Industry analyst Ming-Chi Kuo recently noted that AMD's largest challenge isn't NVIDIA's hardware but its CUDA moat. "Developers have 15 years of CUDA code. Breaking that requires not just better hardware but a paradigm shift in development," he said. AMD's countermove is ROCm's expanded support for HIP (Heterogeneous Interface for Portability), which can translate CUDA code to Radeon GPUs with minimal performance loss. Adoption is slow but growing, especially in smaller studios.

A View from the Battlefield

Windows enthusiasts, the core audience for this transformation, remain cautiously optimistic. On the r/Amd subreddit, a thread titled "Radeon's 'Not a Ryzen Moment' Strategy" drew mixed reactions. Top comment: "Finally, some honesty. I'm tired of hype cycles that lead to disappointment. If they're playing the long game, I'll stick around." Another: "Software is good but price is king. They need to undercut NVIDIA by 30% to get people to switch."

These voices reflect the exact tension AMD must resolve. Trust is earned by delivering over time, not by a single launch. Every driver crash, every missing feature at launch, chips away at that trust. Conversely, months of stability, strong developer support, and competitive pricing build it.

The Takeaway for Windows Gamers

For now, the advice is nuanced. A Radeon card today offers excellent value in many titles, especially those that don't lean heavily on ray tracing or DLSS. But switching means leaving behind NVIDIA's ecosystem benefits. AMD's promise is that the gap will shrink, not overnight, but steadily.
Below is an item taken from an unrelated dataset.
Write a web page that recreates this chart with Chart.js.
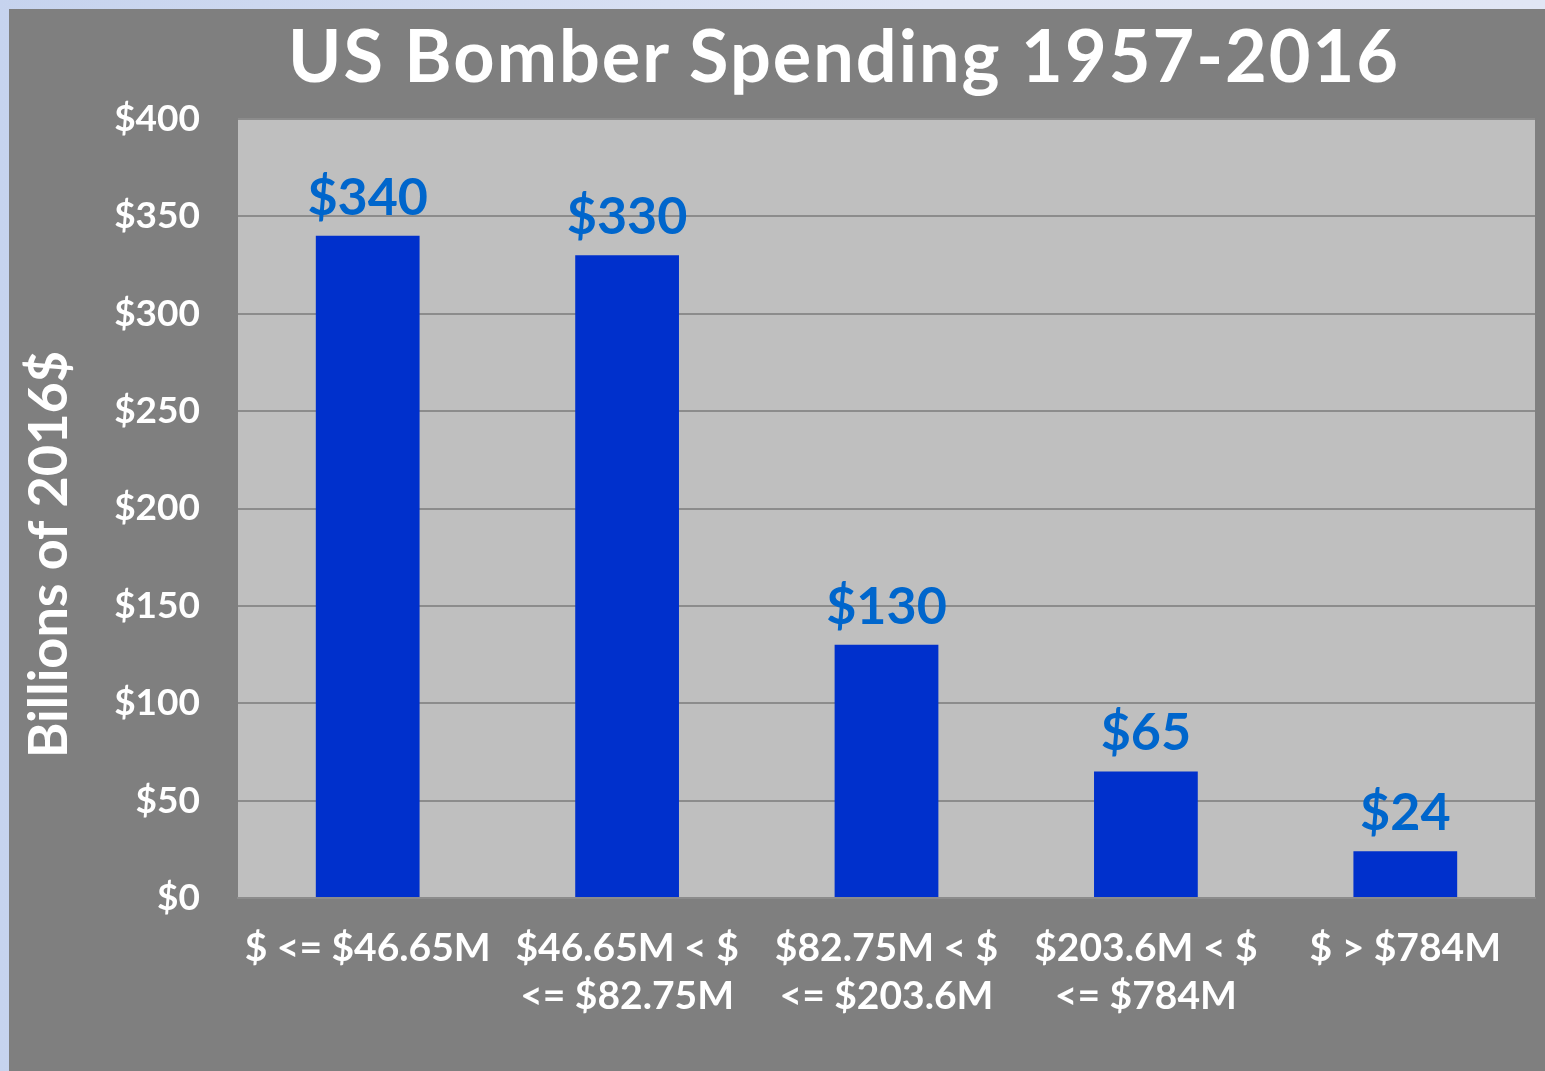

If you're building a new Windows gaming rig in 2026, consider the RX 9070 XT if your library favors raster performance and you value FSR's open nature. If you need the absolute best ray tracing and own an NVIDIA Shield for streaming, GeForce remains the safe choice. The real test will come when RDNA 5 arrives and developers can target a unified AMD platform. Until then, McAfee's words are both a caution and a commitment: "We know we have to earn your trust one driver update at a time. We're not asking for faith. We're asking for patience."